Bank of England Unveils Its Vision for Supervising Pound-Backed Stablecoins
The Bank of England has proposed a dedicated regulatory regime for systemically important pound-denominated stablecoins, marking a turning point for digital payments in the United Kingdom. We break down the key requirements and what they mean for the market.
When the Bank of England publishes a consultation paper with a foreword from Governor Andrew Bailey, the financial services industry takes notice. The November 2025 paper on systemic sterling-denominated stablecoins is no exception — it represents the central bank's most detailed vision yet for how digital payment tokens should be regulated in Britain.

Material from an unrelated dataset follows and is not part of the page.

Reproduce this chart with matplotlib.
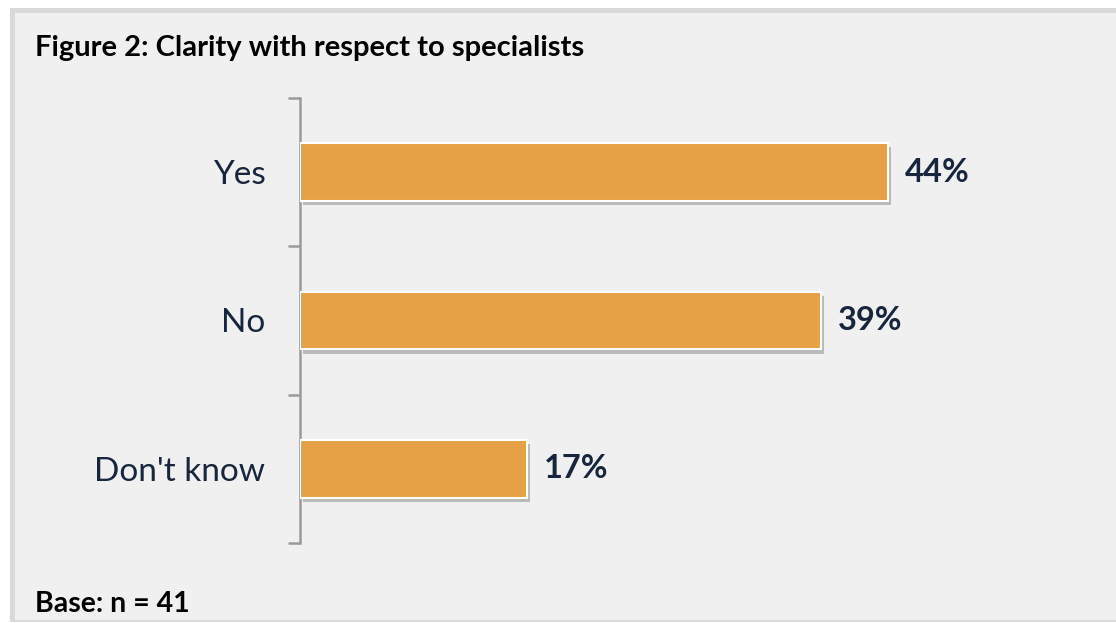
import matplotlib
matplotlib.use("Agg")
import matplotlib.pyplot as plt
import matplotlib.patheffects as pe
from matplotlib.patches import Rectangle

plt.rcParams['font.family'] = ['Lato', 'DejaVu Sans']

categories = ["Yes", "No", "Don't know"]
shares = [44, 39, 17]
value_labels = ["44%", "39%", "17%"]

W, H = 1116, 623
fig = plt.figure(figsize=(W / 100, H / 100), dpi=100)
fig.patch.set_facecolor('white')

# panel frame: darker band on the left/top, light fill inside
def px_rect(x0, y0, x1, y1, color):
    fig.patches.append(Rectangle((x0 / W, 1 - y1 / H), (x1 - x0) / W, (y1 - y0) / H,
                                 transform=fig.transFigure, facecolor=color,
                                 edgecolor='none', zorder=-5))

px_rect(10, 8, W, 622, '#d9d9d9')
px_rect(15, 13, W, 620, '#f0f0f0')

ax = fig.add_axes([300 / W, 1 - 543 / H, (W - 300) / W, (543 - 98) / H])
ax.set_facecolor('none')
ax.set_zorder(2)

y = list(range(len(categories)))
bars = ax.barh(y, shares, height=0.39, color='#e6a045', edgecolor='white', linewidth=1.5,
               zorder=3)
for b in bars:
    b.set_path_effects([pe.SimplePatchShadow(offset=(2, -3), shadow_rgbFace='#7a7a7a', alpha=0.45),
                        pe.Normal()])

for yi, v, lab in zip(y, shares, value_labels):
    ax.annotate(lab, (v, yi), xytext=(12, 0), textcoords='offset points',
                va='center', ha='left', fontsize=23.5, fontweight='bold', color='#17263d')

ax.set_xlim(0, (W - 300) / 13.36)
ax.set_ylim(len(categories) - 0.5, -0.5)

for side in ['top', 'right', 'bottom']:
    ax.spines[side].set_visible(False)
ax.spines['left'].set_color('#9a9a9a')
ax.spines['left'].set_linewidth(1.8)

ax.set_xticks([])
ax.set_yticks(y)
ax.set_yticklabels(categories)
ax.set_yticks([-0.5, 0.5, 1.5, 2.5], minor=True)
ax.tick_params(axis='y', which='major', length=0, pad=25, labelsize=24, labelcolor='#17263d')
ax.tick_params(axis='y', which='minor', length=9, width=1.8, color='#9a9a9a')

fig.text(35 / W, 1 - 48 / H, "Figure 2: Clarity with respect to specialists",
         fontsize=21, fontweight='bold', color='black', va='center', ha='left')
fig.text(35 / W, 1 - 604 / H, "Base: n = 41",
         fontsize=20.5, fontweight='bold', color='black', va='center', ha='left')

fig.savefig('out.png', dpi=100)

Stablecoins as payment infrastructure
The core premise of the Bank's proposal is straightforward: stablecoins that become widely used for everyday payments could pose a risk to the UK's financial stability and therefore warrant regulation proportionate to that risk. This is not a theoretical concern. Global stablecoin transaction volumes exceeded USD 33 trillion in 2025, and the Bank is positioning itself to manage the systemic consequences before they materialize, rather than after.
What sets this proposal apart from earlier regulatory approaches is its focus on the "systemic" threshold. Non-systemic stablecoins — those not yet widely adopted for payments — remain solely under FCA oversight. But once a stablecoin crosses into systemic territory, it enters a dual-regulation regime supervised by both the Bank of England and the FCA.
Backing requirements
The most significant aspect of the proposal concerns how stablecoin issuers must back their tokens. The Bank proposes that systemic issuers hold portions of their backing assets in short-term UK government debt and maintain deposit accounts with the Bank of England itself. This is a highly significant development: it effectively brings stablecoin issuers into the same financial infrastructure that underpins traditional banking.
For users, this matters because it addresses the fundamental question that has shadowed the stablecoin market from the outset: when you hold a stablecoin, can you truly redeem it at par value in fiat currency? The Bank's answer is that precisely this is required — "par value stability, a robust legal claim, and the ability to redeem at par value in fiat currency at all times."